Instructions to follow
Locate each line containing the string "document" and copy it out.

Data
-------
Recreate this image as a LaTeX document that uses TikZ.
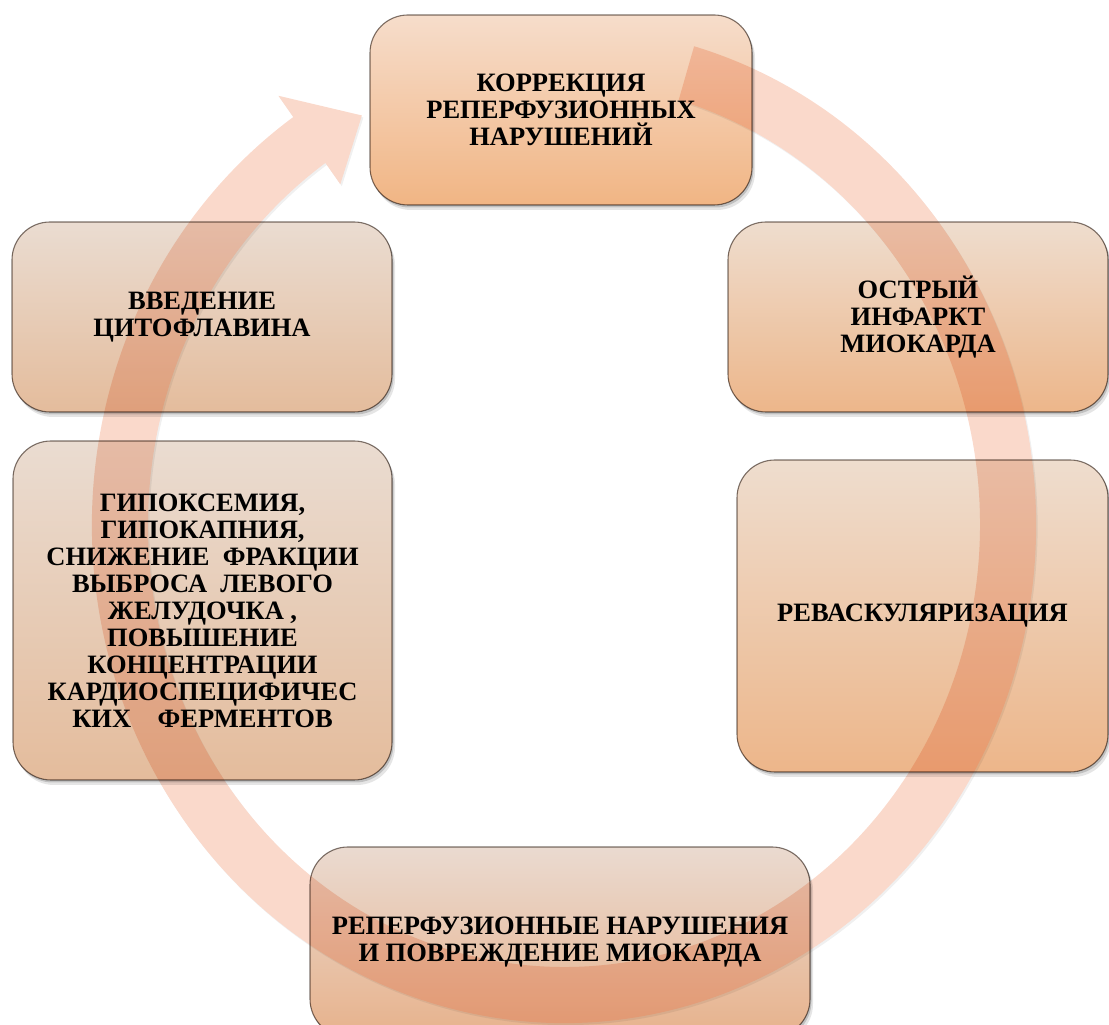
-------
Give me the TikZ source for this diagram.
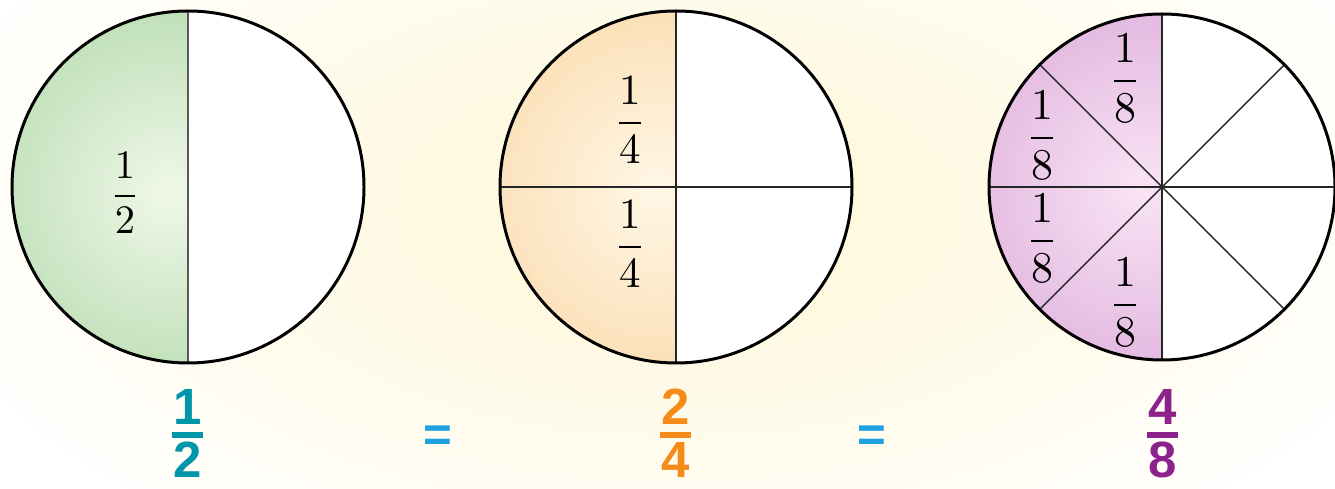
-------
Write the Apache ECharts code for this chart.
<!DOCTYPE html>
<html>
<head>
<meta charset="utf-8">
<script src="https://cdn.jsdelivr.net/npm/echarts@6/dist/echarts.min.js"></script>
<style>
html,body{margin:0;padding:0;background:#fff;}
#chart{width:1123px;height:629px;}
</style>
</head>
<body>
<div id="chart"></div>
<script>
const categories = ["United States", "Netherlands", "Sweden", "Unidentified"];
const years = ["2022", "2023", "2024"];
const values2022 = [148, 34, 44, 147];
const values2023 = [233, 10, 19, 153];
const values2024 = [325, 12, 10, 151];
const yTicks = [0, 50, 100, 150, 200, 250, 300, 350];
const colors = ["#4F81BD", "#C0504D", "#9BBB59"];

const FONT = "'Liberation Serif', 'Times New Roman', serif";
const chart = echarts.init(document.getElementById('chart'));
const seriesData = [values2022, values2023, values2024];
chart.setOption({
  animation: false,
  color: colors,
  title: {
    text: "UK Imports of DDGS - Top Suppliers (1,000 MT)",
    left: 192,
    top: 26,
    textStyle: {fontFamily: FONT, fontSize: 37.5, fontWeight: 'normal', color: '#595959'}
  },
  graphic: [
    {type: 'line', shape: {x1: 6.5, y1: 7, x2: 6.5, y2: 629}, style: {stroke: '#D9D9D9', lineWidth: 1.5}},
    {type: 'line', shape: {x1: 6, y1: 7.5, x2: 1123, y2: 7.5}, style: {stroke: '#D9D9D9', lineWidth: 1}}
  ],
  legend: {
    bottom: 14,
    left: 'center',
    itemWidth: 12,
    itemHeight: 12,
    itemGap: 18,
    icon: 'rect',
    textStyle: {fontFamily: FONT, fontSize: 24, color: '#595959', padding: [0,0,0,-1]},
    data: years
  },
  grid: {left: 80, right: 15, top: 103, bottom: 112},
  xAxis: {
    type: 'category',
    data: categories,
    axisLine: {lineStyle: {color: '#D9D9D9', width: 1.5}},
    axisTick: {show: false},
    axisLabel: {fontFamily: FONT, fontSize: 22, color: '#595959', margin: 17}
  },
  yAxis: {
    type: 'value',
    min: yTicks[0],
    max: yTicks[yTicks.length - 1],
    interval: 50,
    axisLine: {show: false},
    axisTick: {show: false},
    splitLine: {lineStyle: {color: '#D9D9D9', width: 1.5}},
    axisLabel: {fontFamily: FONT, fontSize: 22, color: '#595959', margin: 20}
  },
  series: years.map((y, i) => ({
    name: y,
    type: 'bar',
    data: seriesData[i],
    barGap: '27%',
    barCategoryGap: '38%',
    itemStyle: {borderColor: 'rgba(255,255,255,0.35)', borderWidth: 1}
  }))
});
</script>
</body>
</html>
-------
Task solution
Recreate this image as a LaTeX document that uses TikZ.
const chart = echarts.init(document.getElementById('chart'));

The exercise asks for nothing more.